# Dust collection suggestion



## jlane (Feb 12, 2012)

I have worked with wood all of my life but only recently had the opportunity to play with the real tools! I am getting my Sawstop 3 hp table saw this week, have a nice Dewalt 12" sliding, double bevel miter saw, and may eventually get a drill press, planer/jointer combo, and maybe even a lathe.

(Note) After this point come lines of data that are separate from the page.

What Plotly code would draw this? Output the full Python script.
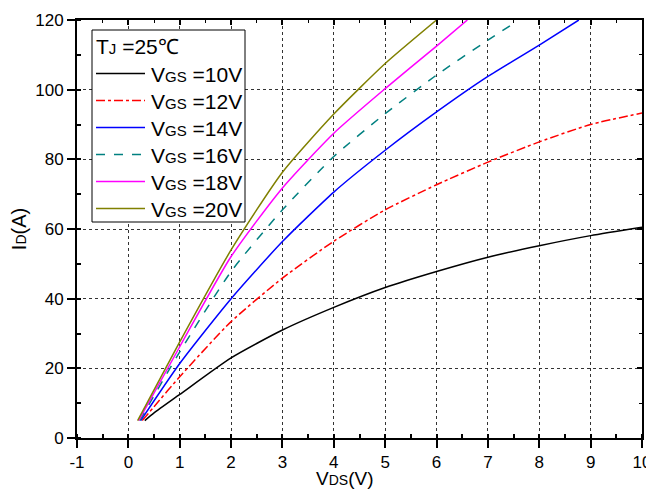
import plotly.graph_objects as go

# ---- data ----
vgs_labels = ["10", "12", "14", "16", "18", "20"]

vds_10 = [0.32, 0.5, 1, 2, 3, 4, 5, 6, 7, 8, 9, 10]
id_10 = [5, 7.2, 12.5, 23.0, 31.0, 37.5, 43.2, 47.8, 51.9, 55.2, 58.1, 60.5]

vds_12 = [0.27, 0.5, 1, 2, 3, 4, 5, 6, 7, 8, 9, 10]
id_12 = [5, 9.0, 17.6, 33.4, 45.9, 56.5, 65.5, 72.7, 79.2, 85.0, 90.0, 93.3]

vds_14 = [0.24, 1, 2, 3, 4, 5, 6, 7, 8, 8.77]
id_14 = [5, 21.4, 40.0, 56.4, 70.6, 82.6, 93.6, 103.8, 112.8, 120]

vds_16 = [0.22, 1, 2, 3, 4, 5, 6, 7, 7.5]
id_16 = [5, 24.7, 47.8, 65.5, 80.8, 93.1, 104.2, 114.2, 119]

vds_18 = [0.2, 1, 2, 3, 4, 5, 6, 6.6]
id_18 = [5, 26.2, 52.1, 71.8, 87.5, 100.3, 112.5, 120]

vds_20 = [0.18, 1, 2, 3, 4, 5, 6]
id_20 = [5, 27.6, 54.0, 76.3, 93.0, 107.5, 120]

x_ticks = list(range(-1, 11))
y_ticks = list(range(0, 121, 20))

series = [
    (vds_10, id_10, "#000000", "solid"),
    (vds_12, id_12, "#ff0000", "dashdot"),
    (vds_14, id_14, "#0000ff", "solid"),
    (vds_16, id_16, "#008080", "dash"),
    (vds_18, id_18, "#ff00ff", "solid"),
    (vds_20, id_20, "#808000", "solid"),
]

FONT = "Liberation Sans, Arial, sans-serif"
OFF = 8  # default page body margin
W, H = 654 - OFF, 490 - OFF
ML, MR, MT, MB = 77 - OFF, 12, 20 - OFF, 52
PW, PH = W - ML - MR, H - MT - MB


def px(xp):  # page pixel -> paper x
    return (xp - OFF - ML) / PW


def py(yp):  # page pixel -> paper y
    return (H - MB - (yp - OFF)) / PH


fig = go.Figure()
for lab, (xs, ys, col, dash) in zip(vgs_labels, series):
    fig.add_trace(go.Scatter(
        x=xs, y=ys, mode="lines",
        line=dict(color=col, width=1.5, dash=dash, shape="spline", smoothing=0.6),
        name="VGS =" + lab + "V", showlegend=False,
    ))

# invisible trace to carry mirrored axes with inside ticks
fig.add_trace(go.Scatter(x=[-1, 10], y=[0, 120], xaxis="x2", yaxis="y2",
                         mode="lines", line=dict(width=0), showlegend=False,
                         hoverinfo="skip"))

axis_common = dict(
    showline=True, linecolor="black", linewidth=2,
    showgrid=True, gridcolor="#333333", gridwidth=1, griddash="dot",
    zeroline=False, automargin=False,
    ticks="outside", ticklen=8, tickwidth=2, tickcolor="black",
    tickfont=dict(family=FONT, size=17, color="black"),
)

shapes = []
annotations = []
# manual legend box
shapes.append(dict(type="rect", xref="paper", yref="paper",
                   x0=px(92), x1=px(245), y0=py(222), y1=py(30),
                   line=dict(color="black", width=1), fillcolor="white", layer="above"))
annotations.append(dict(xref="paper", yref="paper", x=px(94), y=py(46),
                        xanchor="left", yanchor="middle", showarrow=False,
                        text="T<span style='font-size:15px'>J</span> =25℃",
                        font=dict(family=FONT, size=21, color="black")))
for k, (lab, (xs, ys, col, dash)) in enumerate(zip(vgs_labels, series)):
    yrow = 73.5 + 27 * k
    shapes.append(dict(type="line", xref="paper", yref="paper",
                       x0=px(96), x1=px(145), y0=py(yrow), y1=py(yrow),
                       line=dict(color=col, width=1.5, dash=dash), layer="above"))
    annotations.append(dict(xref="paper", yref="paper", x=px(149), y=py(yrow + 1),
                            xanchor="left", yanchor="middle", showarrow=False,
                            text="V<span style='font-size:15px'>GS</span> =" + lab + "V",
                            font=dict(family=FONT, size=21, color="black")))

# x-axis title as annotation (placed just below the tick labels)
annotations.append(dict(xref="paper", yref="paper", x=px(344), y=py(466),
                        xanchor="center", yanchor="top", showarrow=False,
                        text="V<span style='font-size:14px'>DS</span>(V)",
                        font=dict(family=FONT, size=19, color="black")))

fig.update_layout(
    width=W, height=H,
    margin=dict(l=ML, r=MR, t=MT, b=MB),
    paper_bgcolor="white", plot_bgcolor="white",
    font=dict(family=FONT, color="black"),
    xaxis=dict(
        range=[-1, 10], tickvals=x_ticks, ticktext=[str(v) for v in x_ticks],
        minor=dict(dtick=0.5, tick0=0, ticks="inside", ticklen=4, tickwidth=1.5, tickcolor="black", showgrid=False),
        **axis_common,
    ),
    yaxis=dict(
        range=[0, 120], tickvals=y_ticks, ticktext=[str(v) for v in y_ticks],
        minor=dict(dtick=10, tick0=0, ticks="inside", ticklen=4, tickwidth=1.5, tickcolor="black", showgrid=False),
        title=dict(text="I<span style='font-size:14px'>D</span>(A)", font=dict(family=FONT, size=20), standoff=9),
        **axis_common,
    ),
    xaxis2=dict(
        overlaying="x", side="top", range=[-1, 10], tickvals=x_ticks,
        showticklabels=False, showline=True, linecolor="black", linewidth=2,
        showgrid=False, zeroline=False, ticks="inside", ticklen=5, tickwidth=1.5, tickcolor="black",
        minor=dict(dtick=0.5, tick0=0, ticks="inside", ticklen=3, tickwidth=1, tickcolor="black"),
    ),
    yaxis2=dict(
        overlaying="y", side="right", range=[0, 120], tickvals=y_ticks,
        showticklabels=False, showline=True, linecolor="black", linewidth=2,
        showgrid=False, zeroline=False, ticks="inside", ticklen=5, tickwidth=1.5, tickcolor="black",
        minor=dict(dtick=10, tick0=0, ticks="inside", ticklen=3, tickwidth=1, tickcolor="black"),
    ),
    shapes=shapes,
    annotations=annotations,
    showlegend=False,
)

fig.write_html("out.html")
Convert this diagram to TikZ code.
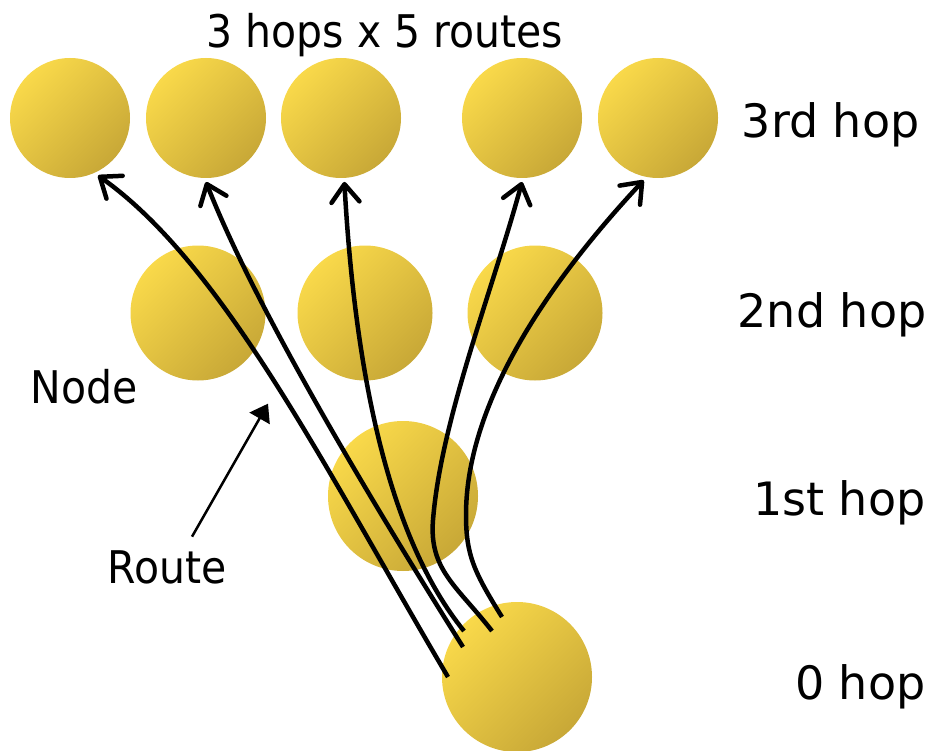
\documentclass[tikz,border=0pt]{standalone}
\usepackage{fontspec}
\setmainfont{DejaVu Sans}
\newfontfamily\narrowsans[FakeStretch=0.91]{DejaVu Sans}
\usetikzlibrary{arrows.meta,calc}

\definecolor{nodelight}{HTML}{F9D94A}
\definecolor{nodedark}{HTML}{C8A837}

\tikzset{
  peer/.style={circle, minimum size=#1, inner sep=0pt, draw=none,
    top color=nodelight, bottom color=nodedark, shading angle=45},
  route/.style={line width=4.5pt, -{Straight Barb[length=18pt,width=28pt,round]}},
  pointer/.style={line width=2.5pt, -{Triangle[length=17pt,width=23pt]}},
  hoplabel/.style={anchor=base east, font=\fontsize{46}{55}\selectfont},
  sidelabel/.style={anchor=base, font=\narrowsans\fontsize{45}{54}\selectfont},
}

\begin{document}
\begin{tikzpicture}[x=1pt,y=-1pt]
    \useasboundingbox (0,0) rectangle (941,751);

    % 3rd hop
    \node[peer=120pt, outer sep=4pt] (n31) at (70,118) {};
    \node[peer=120pt, outer sep=4pt] (n32) at (206,118) {};
    \node[peer=120pt, outer sep=4pt] (n33) at (341,118) {};
    \node[peer=120pt, outer sep=4pt] (n34) at (522,118) {};
    \node[peer=120pt, outer sep=4pt] (n35) at (658,118) {};

    % 2nd hop
    \node[peer=135pt] (n21) at (198,313) {};
    \node[peer=135pt] (n22) at (365,313) {};
    \node[peer=135pt] (n23) at (535,313) {};

    % 1st hop and source
    \node[peer=150pt] (n11) at (403,496) {};
    \node[peer=150pt] (n0) at (517,677) {};

    % route start points inside the source
    \coordinate (s1) at ($(n0)+(-69,0)$);
    \coordinate (s2) at ($(n0)+(-54,-30)$);
    \coordinate (s3) at ($(n0)+(-53,-46)$);
    \coordinate (s4) at ($(n0)+(-25,-46)$);
    \coordinate (s5) at ($(n0)+(-15,-60)$);

    % Routes
    \draw[route] (s1) .. controls +(-120,-203) and +(127,90) .. (n31.-64);
    \draw[route] (s2) .. controls +(-69,-110) and +(55,140) .. (n32.-90);
    \draw[route] (s3) .. controls +(-74,-91) and +(11,196) .. (n33.-87);
    \draw[route] (s4) .. controls +(-35,-45) and +(-4,50) .. (433,520)
        .. controls +(8,-100) and +(-30,110) .. (n34.-90);
    \draw[route] (s5) .. controls +(-28,-45) and +(0,40) .. (466,515)
        .. controls +(0,-100) and +(-112,120) .. (n35.-103);

    % Labels
    \node[sidelabel] (title) at (385,48) {3 hops x 5 routes};
    \node[sidelabel] (nodelbl) at (84,403) {Node};
    \node[sidelabel] (routelbl) at (167,583) {Route};
    \draw[pointer] ([xshift=25pt,yshift=10pt]routelbl.north) -- ++(76,-133);

    \node[hoplabel] (hop3) at (923,138) {3rd hop};
    \node[hoplabel] (hop2) at (930,327) {2nd hop};
    \node[hoplabel] (hop1) at (929,515) {1st hop};
    \node[hoplabel] (hop0) at (929,699) {0 hop};
  \end{tikzpicture}
\end{document}
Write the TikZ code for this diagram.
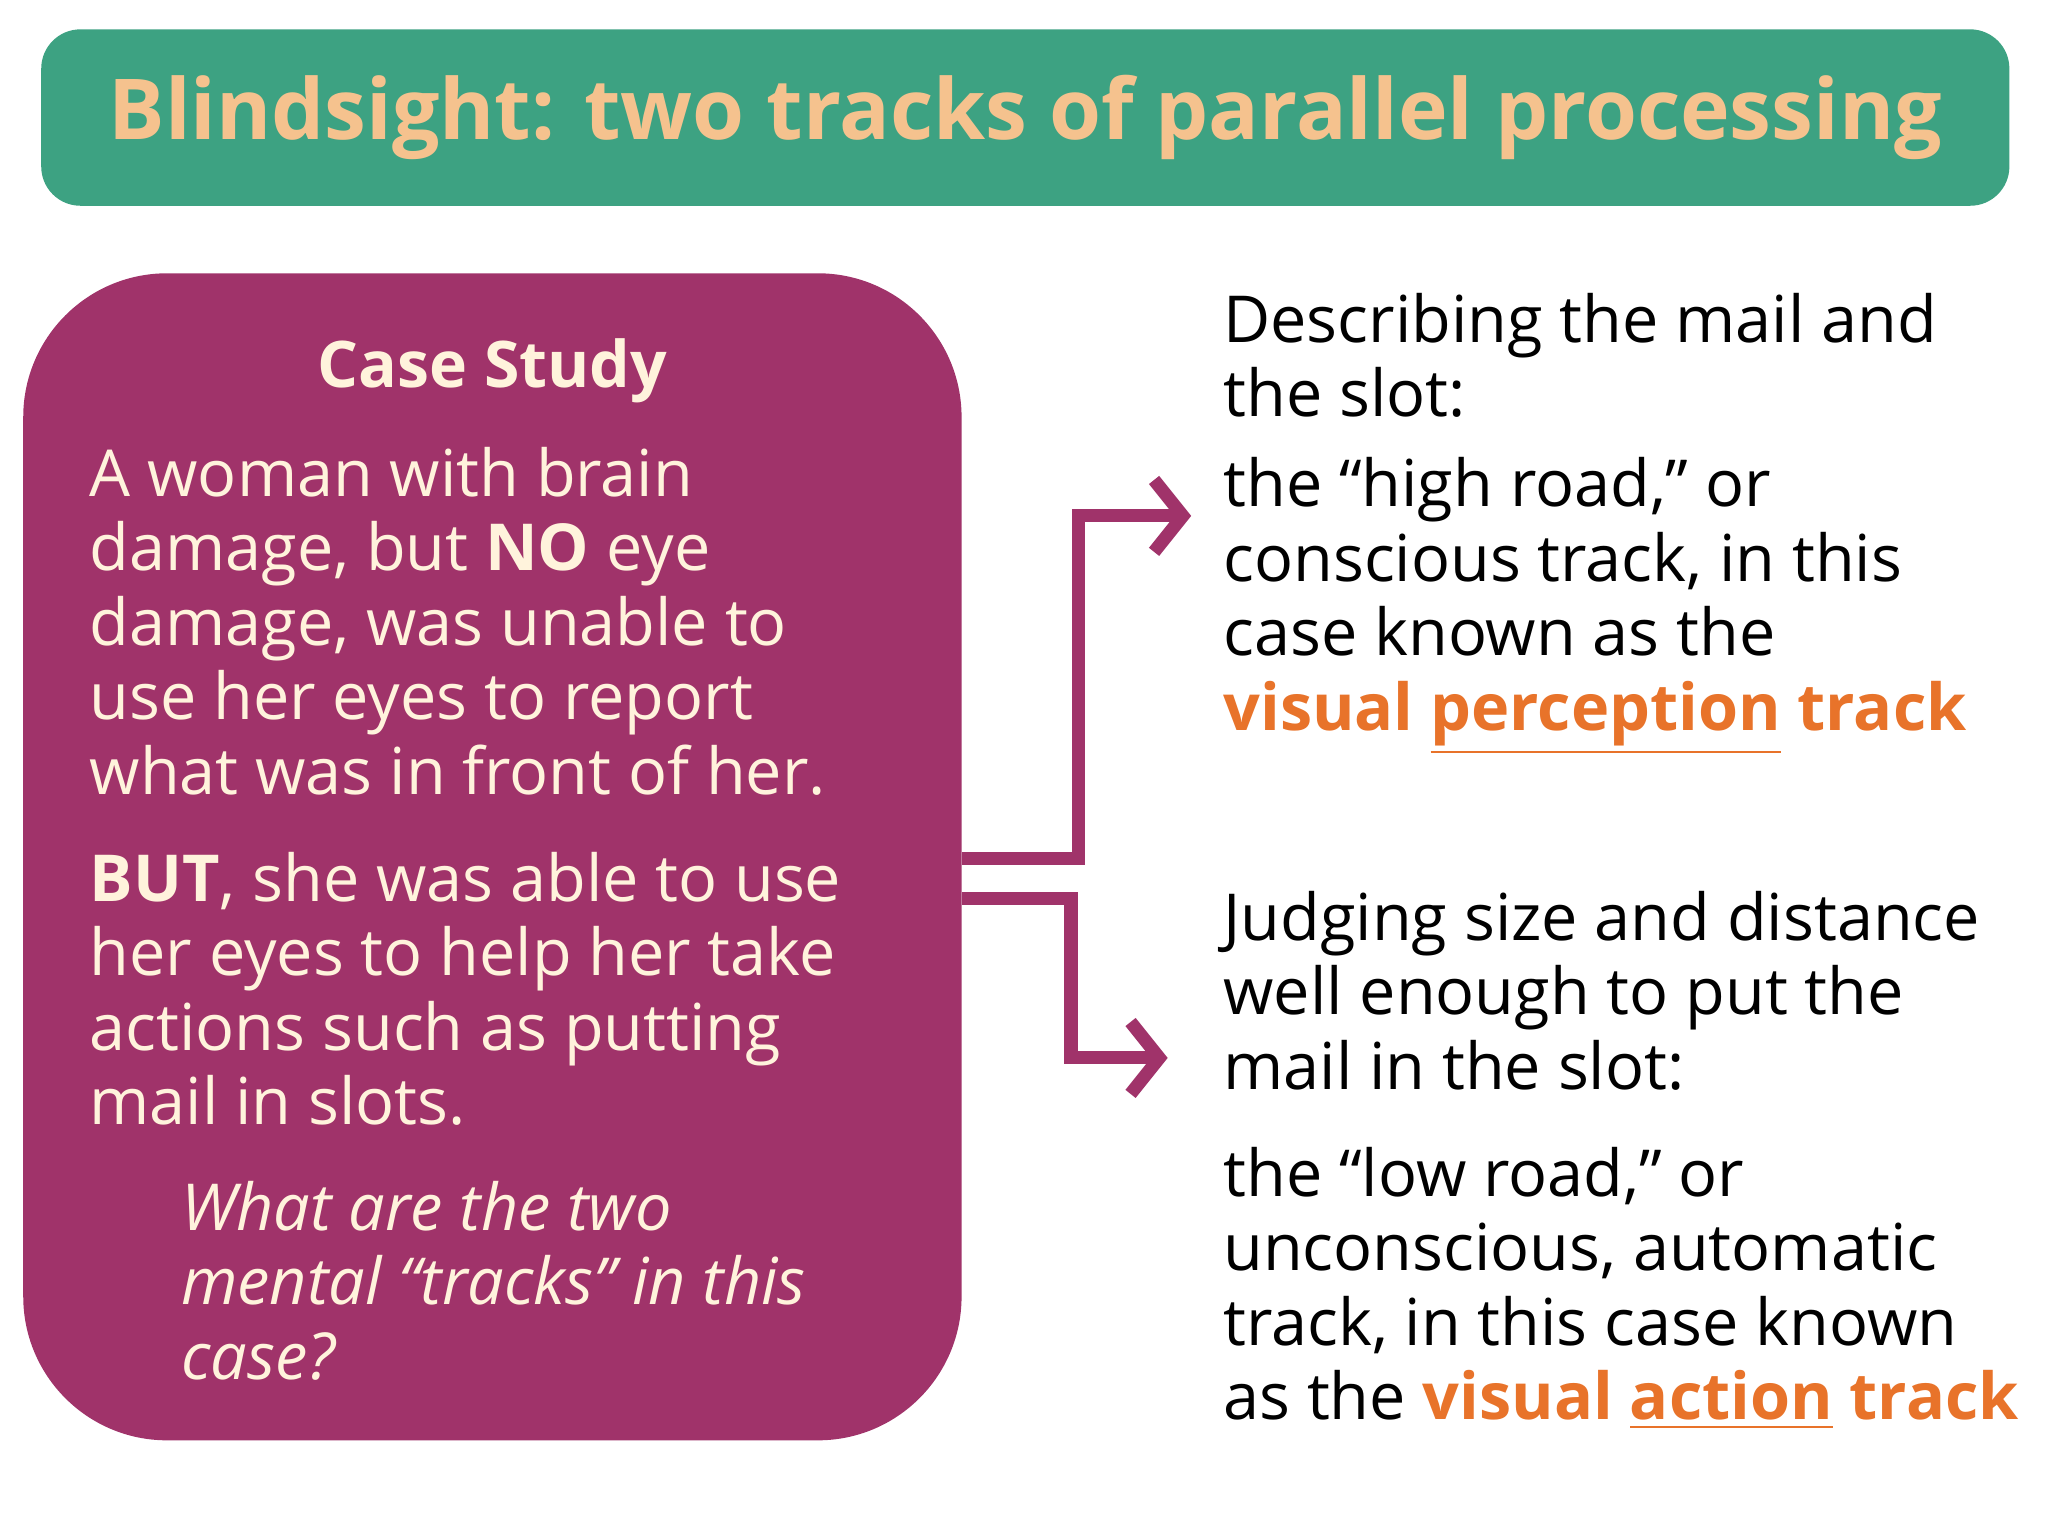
\documentclass[tikz,border=0pt]{standalone}
\usepackage{fontspec}
\setmainfont{Open Sans}
\usepackage{tikz}
\usetikzlibrary{positioning,arrows.meta}
\definecolor{titlegreen}{HTML}{3DA282}
\definecolor{peach}{HTML}{F5C28E}
\definecolor{caseplum}{HTML}{A0336A}
\definecolor{cream}{HTML}{FFF3DC}
\definecolor{trackorange}{HTML}{E8732A}
\tikzset{
  bodytext/.style={anchor=base west, inner sep=0pt, align=left,
    font=\fontsize{14.1}{16.2}\selectfont},
  track/.style={line width=0.1cm, draw=caseplum,
    -{Straight Barb[length=0.22cm,width=0.55cm,line width=0.1cm]}}
}
\newcommand{\trk}[1]{\textcolor{trackorange}{\textbf{visual \underline{#1} track}}}
\begin{document}
\begin{tikzpicture}[x=0.01cm,y=-0.01cm]
  \useasboundingbox (0,0) rectangle (1568,1176);

  % title
  \node[fill=titlegreen, rounded corners=0.3cm, minimum width=15.06cm,
    minimum height=1.35cm, text=peach,
    font=\fontsize{18.3}{22}\selectfont\bfseries] (title) at (785,90)
    {Blindsight: two tracks of parallel processing};

  % case study box
  \node[fill=caseplum, rounded corners=1.1cm, minimum width=7.18cm,
    minimum height=8.93cm] (case) at (377,656) {};
  \begin{scope}[every node/.append style={text=cream}]
    \node[bodytext, anchor=base, font=\fontsize{14}{16}\selectfont\bfseries]
      (casehead) at (377,297) {Case Study};
    \node[bodytext] (woman) at (68,608) {A woman with brain\\
      damage, but \textbf{NO} eye\\ damage, was unable to\\
      use her eyes to report\\ what was in front of her.};
    \node[bodytext] (but) at (68,861) {\textbf{BUT}, she was able to use\\
      her eyes to help her take\\ actions such as putting\\ mail in slots.};
    \node[bodytext, font=\fontsize{14.1}{16.2}\selectfont\itshape]
      (question) at (138,1056) {What are the two\\
      mental “tracks” in this\\ case?};
  \end{scope}

  % right column
  \node[bodytext] (describe) at (936,319) {Describing the mail and\\ the slot:};
  \node[bodytext] (high) at (936,559) {the “high road,” or\\
    conscious track, in this\\ case known as the\\ \trk{perception}};
  \node[bodytext] (judge) at (936,834) {Judging size and distance\\
    well enough to put the\\ mail in the slot:};
  \node[bodytext] (low) at (936,1087) {the “low road,” or\\
    unconscious, automatic\\ track, in this case known\\ as the \trk{action}};

  % connectors
  \coordinate (hightip) at (912,395);
  \coordinate (lowtip) at (894,810);
  \draw[track] (case.east |- 0,657) -- (826,657) |- (hightip);
  \draw[track] (case.east |- 0,688) -- (820,688) |- (lowtip);
\end{tikzpicture}
\end{document}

I know I need to do a dust collection system but know nothing about it. I obviously will be only working on one tool at a time and curious if anyone has any suggestions of specific systems that I should consider. I've heard the cyclone setup is optimal but just really need some guidance.

Thanks for any input.


----------



## HorizontalMike (Jun 3, 2010)

Welcome to LJs Josh. Glad to have you on board. If you haven't discovered it yet, LJs has a rather large number of posts concerning dust collection and much has been addressed multiple times. Try searching for dust collection and see what pops up. I think you will find a treasure trove of information awaiting you.


----------



## jlane (Feb 12, 2012)

Will do…sorry for the redundant post…


----------



## Grandpa (Jan 28, 2011)

Welcome to Lumber Jocks. Good to have you. As Mike said there are a number of threads on Duct Collection. They keep popping up because clean air in your shop is probably the most important thing in your shop. Bill Pendtz can be researched on the internet. He is probably the most knowledgeable man on dust collection systems. He had some dust related health issues and he did the research for us. The next thing you will ask after settling in on a collector is what to use for collection pipe. Plastic is far cheaper most of the time but static builds when using it. Then the argument goes to starting fires that have not yet happened in a home shop. Comfort from not being shocked is another matter. There are tons of things on here as well as some very nice baffles used to separate the particles instead of using the cyclone separator. Good luck in your research.


----------



## Bobsboxes (Feb 8, 2011)

Welcome toLJ's, lots and lots of info on dc's.


----------



## GPM (Aug 26, 2010)

One suggestion - whatever your design or choices, have your system vent to the outdoors. There is no good system to filter the air and do it efficiently. All the other options are work arounds to not venting to the outside and they are all compromises in health and efficiency.


----------